Step 1: The value of savings
Teaching your children about saving money for a specific purpose is key to instilling good investment habits for the future. The lesson is a simple one – if you want something, you have to save your money for it. Talk to your children to find out what it is that they want (chances are they’ve already told you this during your last trip to the mall). Once you know what it is and how much it will cost, work with your children on how they can save for it by using their allowance or money earned from other chores/activities. Give your children options for reaching their goals, such as saving all of their allowance for a certain number of weeks vs. saving half of their allowance for twice as long. This teaches your children to view their options and make informed decisions about how to manage their money.
Step 2: The value of investing
Once your children have learned how to save money to achieve their goals, it’s time to teach them how to earn money through interest accumulation. Learning about the benefits of compound interest is important in children’s understanding of the time value of money. This is one of the most fundamental benefits of regular and long term investing. It’s now time to put principle into practice. A good first step in moving from the “piggy bank” (home savings) to the investment (stock) markets is a simple high yield savings account where they can check their growing balances online. As your children’s savings grow with money from paper routes, baby sitting, or other first jobs, you may want to introduce them to other investment vehicles, such as mutual funds.
Tip: A great way to encourage your children to invest more of their savings is through a matching program, where for every dollar they invest, you match it with a dollar of your own.

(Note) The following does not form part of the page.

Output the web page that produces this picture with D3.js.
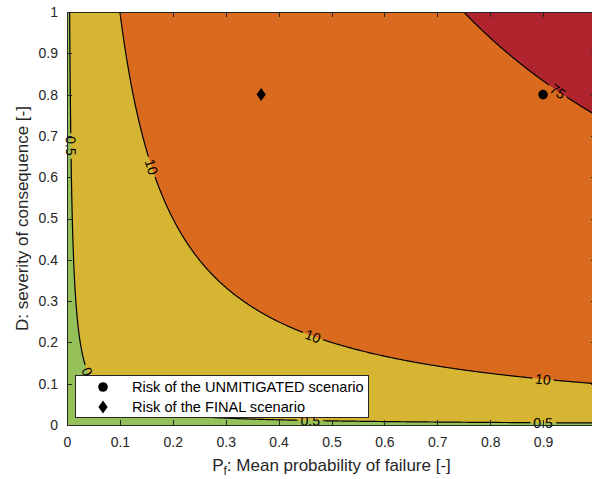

Step 3: Stay involved in the process
Most children look to their parents as a primary source of financial information. This makes it important for you to stay involved with your children throughout their learning experience with investments. Take the time to go over your children’s bank or fund statements with them. If they are investing in a mutual fund, show them how to regularly look up the value of their funds on the Internet. Talk to them about your investment history and what you have learnt. Get your children interested in their investments at an early age, and it will stick with them for life.
Last but not least, practice what you preach. You can talk to your children about investing until you’re blue in the face, but chances are good that they will not pay close attention to the subject unless they see that you are following your own advice.